同じ「刺激」に同じ反応が生まれるとは限らない

もちろん人間には個性があるように、組織・法人にも伝統があり、独自の価値規範があるので、同じ「刺激」に同じ反応が生じるとは限らない。

タバコの発がん性がいくら叫ばれても無視する愛煙家はいるし、人権を重視するとは言いつつも特定民族への抑圧を止めない国もあり、国際法を無視して他国の領土・領海に侵入を繰り返す国もある。また、全世界からの拠出金で運営されていながら、公平性に欠ける国際機関もある。

態度補強と態度変容

一般に「刺激」への「反応」はさまざまであるが、行動変容に関しては2種類の分類ができる(同上:57-58)。

  1. 態度の補強
  2. 態度の変容

既に紹介したように、これまでの多くの実験や社会調査で証明されてきたのは、態度の補強にはマス・コミュニケーション(以下、マスコミと略す)の影響が強く、態度の変容にはパーソナルコミュニケーション(以下、対人接触と略す)が有効であるという知見である。

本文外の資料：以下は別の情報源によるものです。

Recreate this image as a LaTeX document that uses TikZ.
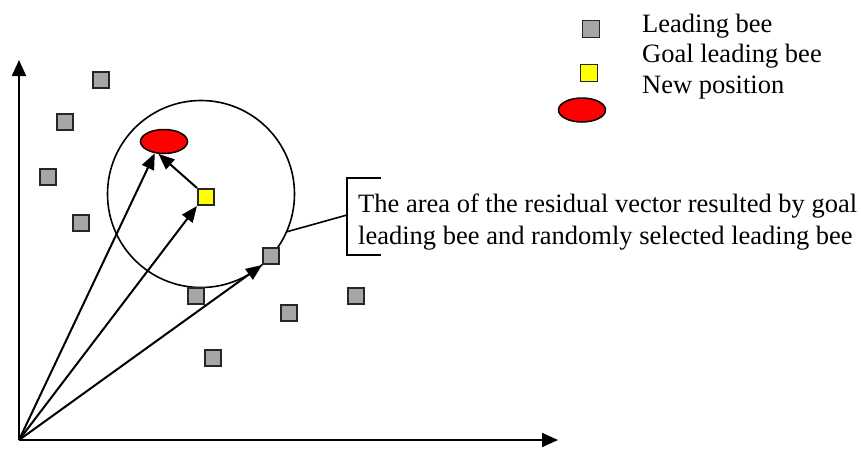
\documentclass[tikz,border=0pt]{standalone}
\usepackage{fontspec}
\setmainfont{Liberation Serif}
\usetikzlibrary{arrows.meta,shapes.geometric}
\definecolor{beegray}{HTML}{A6A6A6}
\definecolor{beeyellow}{HTML}{FFFF00}
\definecolor{beered}{HTML}{FF0000}
\begin{document}
\begin{tikzpicture}[x={(1pt,0)},y={(0,-1pt)},
  lead/.style={draw=black!85,line width=1.6pt,fill=beegray,minimum size=16.5pt,inner sep=0pt},
  goal/.style={draw=black!85,line width=1.6pt,fill=beeyellow,minimum size=16.5pt,inner sep=0pt},
  newpos/.style={ellipse,draw=black,line width=1.5pt,fill=beered,minimum width=47pt,minimum height=24pt,inner sep=0pt},
  txt/.style={font=\fontsize{26.5}{30}\selectfont,inner sep=0pt,anchor=base west},
  vec/.style={line width=2pt,-{Triangle[length=16pt,width=13pt]}},
  axis/.style={line width=2pt,-{Triangle[length=16pt,width=14pt]}},
  thin/.style={line width=1.6pt}]
\useasboundingbox (0,0) rectangle (861,448);
% axes
\coordinate (O) at (19,440);
\coordinate (ytop) at (19,60);
\coordinate (xend) at (558,440);
\draw[axis] (O) -- (ytop);
\draw[axis] (O) -- (xend);
% circle
\node[circle,draw,thin,minimum size=187pt,inner sep=0pt] (area) at (201,194) {};
% leading bees
\node[lead] (g1) at (101,80) {};
\node[lead] (g2) at (65,122) {};
\node[lead] (g3) at (48,177) {};
\node[lead] (g4) at (81,223) {};
\node[lead] (g5) at (196,296) {};
\node[lead] (g6) at (271,256) {};
\node[lead] (g7) at (289,313) {};
\node[lead] (g8) at (356,296) {};
\node[lead] (g9) at (213,358) {};
% goal bee
\node[goal] (goal) at (206,197) {};
% new position
\node[newpos] (new) at (164,141.5) {};
% vectors
\draw[vec] (O) -- (new.232);
\draw[vec] (goal.north west) -- (new.246);
\draw[vec] (O) -- (goal.south west);
\draw[vec] (O) -- (g6.south west);
% callout
\coordinate (cA) at (286,232);
\coordinate (cB) at (347,215);
\coordinate (bt) at (347,178);
\coordinate (bb) at (347,255);
\coordinate (btr) at (381,178);
\coordinate (bbr) at (381,255);
\draw[thin] (cA) -- (cB);
\draw[thin] (btr) -- (bt) -- (bb) -- (bbr);
\node[txt] (c1) at (358,212) {The area of the residual vector resulted by goal};
\node[txt] (c2) at (358,244) {leading bee and randomly selected leading bee};
% legend
\node[lead,minimum size=17pt] (lg1) at (591,29) {};
\node[goal,minimum size=17pt] (lg2) at (589,73) {};
\node[newpos] (lg3) at (582,110) {};
\node[txt] (l1) at (642,32) {Leading bee};
\node[txt] (l2) at (642,62) {Goal leading bee};
\node[txt] (l3) at (642,93) {New position};
\end{tikzpicture}
\end{document}
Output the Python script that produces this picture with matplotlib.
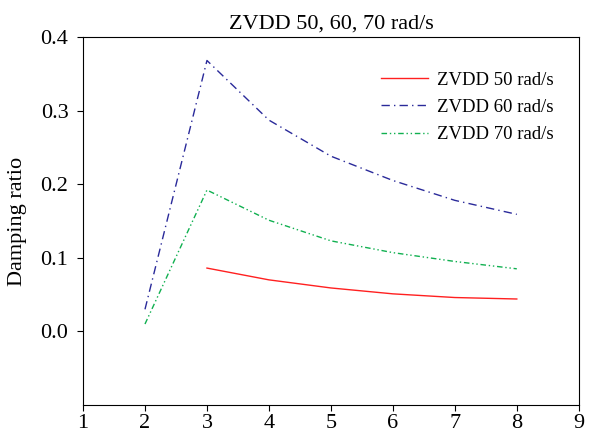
import matplotlib
matplotlib.use("Agg")
import matplotlib.pyplot as plt

plt.rcParams['font.family'] = ['Liberation Serif', 'DejaVu Serif']

x_50 = [3, 4, 5, 6, 7, 8]
zvdd_50 = [0.086, 0.070, 0.059, 0.051, 0.046, 0.044]
x_60 = [2, 3, 4, 5, 6, 7, 8]
zvdd_60 = [0.030, 0.368, 0.287, 0.238, 0.205, 0.178, 0.159]
x_70 = [2, 3, 4, 5, 6, 7, 8]
zvdd_70 = [0.010, 0.192, 0.151, 0.123, 0.107, 0.095, 0.085]

fig = plt.figure(figsize=(5.93, 4.32), dpi=100)
ax = fig.add_axes([0.14, 0.0625, 0.836, 0.852])

ax.plot(x_50, zvdd_50, color='#ff2020', lw=1.0, label='ZVDD 50 rad/s')
ax.plot(x_60, zvdd_60, color='#2a2a9a', lw=1.0, dashes=(6, 3, 1, 3), label='ZVDD 60 rad/s')
ax.plot(x_70, zvdd_70, color='#10b050', lw=1.0, dashes=(4, 2, 1, 2, 1, 2), label='ZVDD 70 rad/s')

ax.set_xlim(1, 9)
ax.set_ylim(-0.1, 0.4)
ax.set_xticks(range(1, 10))
ax.set_yticks([0.0, 0.1, 0.2, 0.3, 0.4])
ax.set_yticklabels(['0.0', '0.1', '0.2', '0.3', '0.4'])
ax.tick_params(direction='out', labelsize=16, length=4.5, top=False, right=False)
ax.tick_params(axis='x', pad=2)
ax.tick_params(axis='y', pad=6)
ax.set_ylabel('Damping ratio', fontsize=16, labelpad=10)
ax.set_title('ZVDD 50, 60, 70 rad/s', fontsize=16, pad=6)
ax.legend(loc='upper right', frameon=False, fontsize=13.5, bbox_to_anchor=(0.984, 0.952),
          handlelength=2.5, handletextpad=0.5, labelspacing=0.55)

fig.savefig('out.png', dpi=100)
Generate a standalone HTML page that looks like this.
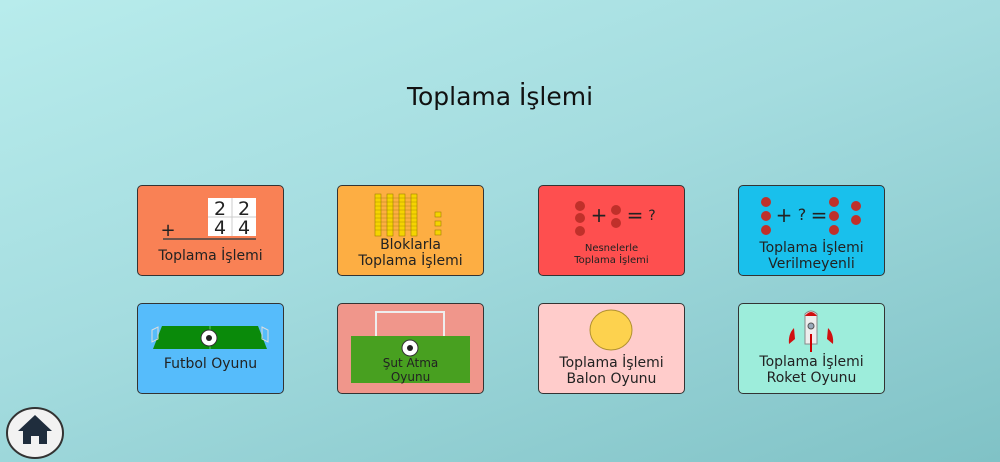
<!DOCTYPE html>
<html style="margin:0;width:1000px;height:462px;overflow:hidden"><head><meta charset="utf-8"><style>
body{margin:0;width:1000px;height:462px;overflow:hidden;position:relative;font-family:"DejaVu Sans","Liberation Sans",sans-serif;background:linear-gradient(160deg,#b8ecec 0%,#a4dcdf 45%,#80c2c6 100%);}
.t{position:absolute;top:82px;left:0;width:1000px;text-align:center;font-size:25px;color:#111;}
.c{position:absolute;width:147px;height:91px;border:1.5px solid #333;border-radius:5px;box-sizing:border-box;overflow:hidden}
.l{position:absolute;left:0;width:100%;text-align:center;font-size:14px;color:#222;line-height:16px;}
svg{position:absolute;left:0;top:0}
</style></head><body>
<div class="t">Toplama İşlemi</div>

<div class="c" style="left:137px;top:185px;background:#f98155">
<svg width="147" height="91">
<rect x="70" y="12" width="48" height="38" fill="#fff"/>
<line x1="94" y1="12" x2="94" y2="50" stroke="#ccc"/><line x1="70" y1="31" x2="118" y2="31" stroke="#ccc"/>
<text x="82" y="29" font-size="19" text-anchor="middle" fill="#222" font-family="DejaVu Sans">2</text>
<text x="106" y="29" font-size="19" text-anchor="middle" fill="#222" font-family="DejaVu Sans">2</text>
<text x="82" y="48" font-size="19" text-anchor="middle" fill="#222" font-family="DejaVu Sans">4</text>
<text x="106" y="48" font-size="19" text-anchor="middle" fill="#222" font-family="DejaVu Sans">4</text>
<text x="30" y="50" font-size="18" text-anchor="middle" fill="#222">+</text>
<line x1="25" y1="53" x2="118" y2="53" stroke="#444" stroke-width="1.5"/>
</svg>
<div class="l" style="top:62px">Toplama İşlemi</div></div>

<div class="c" style="left:337px;top:185px;background:#fdae43">
<svg width="147" height="91">
<g fill="#f5d400" stroke="#a08000" stroke-width="0.6">
<rect x="37" y="8" width="6" height="42"/><rect x="49" y="8" width="6" height="42"/><rect x="61" y="8" width="6" height="42"/><rect x="73" y="8" width="6" height="42"/>
<rect x="97" y="26" width="6" height="5"/><rect x="97" y="35" width="6" height="5"/><rect x="97" y="44" width="6" height="5"/>
</g>
<g stroke="#a08000" stroke-width="0.4"><path d="M37 12H79M37 16H79M37 20H79M37 24H79M37 28H79M37 32H79M37 36H79M37 40H79M37 44H79"/></g>
</svg>
<div class="l" style="top:51px">Bloklarla<br>Toplama İşlemi</div></div>

<div class="c" style="left:538px;top:185px;background:#fe4f4f">
<svg width="147" height="91">
<g fill="#c0302a"><circle cx="41" cy="20" r="5"/><circle cx="41" cy="32" r="5"/><circle cx="41" cy="45" r="5"/><circle cx="77" cy="24" r="5"/><circle cx="77" cy="37" r="5"/></g>
<text x="60" y="36" font-size="20" text-anchor="middle" fill="#222">+</text>
<text x="96" y="36" font-size="20" text-anchor="middle" fill="#222">=</text>
<text x="113" y="34" font-size="14" text-anchor="middle" fill="#222">?</text>
</svg>
<div class="l" style="top:57px;font-size:10px;line-height:12px">Nesnelerle<br>Toplama İşlemi</div></div>

<div class="c" style="left:738px;top:185px;background:#19c0ec">
<svg width="147" height="91">
<g fill="#c0302a"><circle cx="27" cy="16" r="5"/><circle cx="27" cy="30" r="5"/><circle cx="27" cy="44" r="5"/><circle cx="95" cy="16" r="5"/><circle cx="95" cy="30" r="5"/><circle cx="95" cy="44" r="5"/><circle cx="117" cy="20" r="5"/><circle cx="117" cy="34" r="5"/></g>
<text x="45" y="36" font-size="20" text-anchor="middle" fill="#222">+</text>
<text x="63" y="34" font-size="16" text-anchor="middle" fill="#222">?</text>
<text x="80" y="36" font-size="20" text-anchor="middle" fill="#222">=</text>
</svg>
<div class="l" style="top:54px">Toplama İşlemi<br>Verilmeyenli</div></div>

<div class="c" style="left:137px;top:303px;background:#56bcfb">
<svg width="147" height="91">
<polygon points="24,22 120,22 129,45 15,45" fill="#0a8a0a"/>
<line x1="72" y1="22" x2="72" y2="45" stroke="#6c6"/>
<path d="M14 26l6-3v12l-6 3z M124 23l6 3v12l-6-3z" fill="none" stroke="#ddd"/>
<circle cx="71" cy="34" r="8" fill="#fff" stroke="#333"/><circle cx="71" cy="34" r="3" fill="#222"/>
</svg>
<div class="l" style="top:52px">Futbol Oyunu</div></div>

<div class="c" style="left:337px;top:303px;background:#f0968b">
<svg width="147" height="91">
<rect x="38" y="8" width="68" height="28" fill="none" stroke="#eee" stroke-width="2"/>
<rect x="13" y="32" width="119" height="47" fill="#48a020"/>
<circle cx="72" cy="44" r="8" fill="#fff" stroke="#333"/><circle cx="72" cy="44" r="3" fill="#222"/>
</svg>
<div class="l" style="top:52px;font-size:12px;line-height:14px">Şut Atma<br>Oyunu</div></div>

<div class="c" style="left:538px;top:303px;background:#ffcccb">
<svg width="147" height="91">
<ellipse cx="72" cy="26" rx="21" ry="20" fill="#fdd24e" stroke="#b09030"/>
</svg>
<div class="l" style="top:51px">Toplama İşlemi<br>Balon Oyunu</div></div>

<div class="c" style="left:738px;top:303px;background:#9deddb">
<svg width="147" height="91">
<path d="M55 24q-6 6-5 16l6-5z M89 24q6 6 5 16l-6-5z" fill="#d01010"/>
<path d="M66 10q6-6 12 0v30h-12z" fill="#eee" stroke="#888"/>
<path d="M66 12q6-8 12 0z" fill="#d01010"/>
<circle cx="72" cy="22" r="3" fill="#9ab" stroke="#555"/>
<line x1="72" y1="30" x2="72" y2="48" stroke="#c00" stroke-width="2"/>
</svg>
<div class="l" style="top:50px">Toplama İşlemi<br>Roket Oyunu</div></div>

<svg width="70" height="62" style="left:0;top:400px">
<ellipse cx="35" cy="33" rx="28" ry="25" fill="#f2f2f2" stroke="#333" stroke-width="2"/>
<path d="M35 15 L18 31 h5 v13 h8 v-8 h8 v8 h8 v-13 h5z" fill="#1f2d3d"/>
</svg>
</body></html>
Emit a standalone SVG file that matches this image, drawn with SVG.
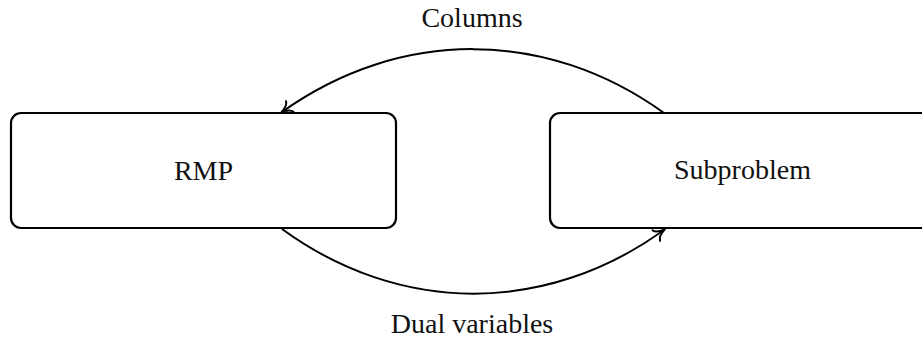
<svg xmlns="http://www.w3.org/2000/svg" width="922" height="339" viewBox="0 0 922 339">
<style>
.box{fill:#fff;stroke:#000;stroke-width:2.2}
.lbl{font-family:"Liberation Serif","DejaVu Serif",serif;font-size:28px;fill:#111;text-anchor:middle}
.edge{fill:none;stroke:#000;stroke-width:2;marker-end:url(#arr)}
</style>
<defs>
<marker id="arr" markerUnits="userSpaceOnUse" markerWidth="20" markerHeight="20" viewBox="-12 -10 14 20" refX="0" refY="0" orient="auto">
<path d="M-9.5,-6.5 C-8.5,-3 -3,-0.8 1,0 C-3,0.8 -8.5,3 -9.5,6.5" fill="none" stroke="#000" stroke-width="2" stroke-linecap="round" stroke-linejoin="round"/>
</marker>
</defs>
<g id="connectors">
<path class="edge" d="M664,113 C546,28 400,28 282,112"/>
<path class="edge" d="M282,229 C400,315 546,315 664,230"/>
<text class="lbl" x="472" y="27">Columns</text>
<text class="lbl" x="472" y="333">Dual variables</text>
</g>
<g id="rmp">
<rect class="box" x="11" y="113" width="385" height="115" rx="10"/>
<text class="lbl" x="203.5" y="180">RMP</text>
</g>
<g id="subproblem">
<rect class="box" x="550" y="113" width="385" height="115" rx="10"/>
<text class="lbl" x="742.5" y="179">Subproblem</text>
</g>
</svg>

その代表的な意見は、既述したクラッパーに見られる。「パーソナル・インフルエンスは、この影響力とマス・コミュニケーションの影響力とがともに存在する場合には、マス・コミュニケーションよりもより決定的な影響を変化の方向に与える」(クラッパー、前掲書:130)がそれである。

この結論は、当時の多くの実験や文献研究の成果として得られたものである。ただし、この優位性は「決定のトピックごとにいちじるしく異なる」(同上:130)もまた正しいので、コロナウイルス感染予防に関しては独自の工夫が求められる。ここでは工夫の一部として、図1「行動変容ステージモデル」の活用とした。

マスコミ情報は態度補強に有効

通常、人間が持つ価値や規範は家族史のなかの個人生活に根差しているので、テレビで受け取るような情報では簡単に変容しない。むしろ周知の箴言「人は見えるものしか見ない」「聞こえるものしか聞かない」は正しいので、たとえ正しくてもマスコミ経由の情報は選択受容されるだけである。すなわちマスコミ情報接触により、従来持ち続けてきた態度は補強されるが、ほぼ変容しない。

加えて「行為の延期は、各人が高度に専門化し独立した大衆社会の特徴」(ラービンジャー、前掲書:59)なので、現代人の態度を変えて行動変容に導くのは難題になる。たとえば医師が処方して検査を指示しても、患者がすぐには反応せずに、「行動を延期」することは日常的である。ではどうするか。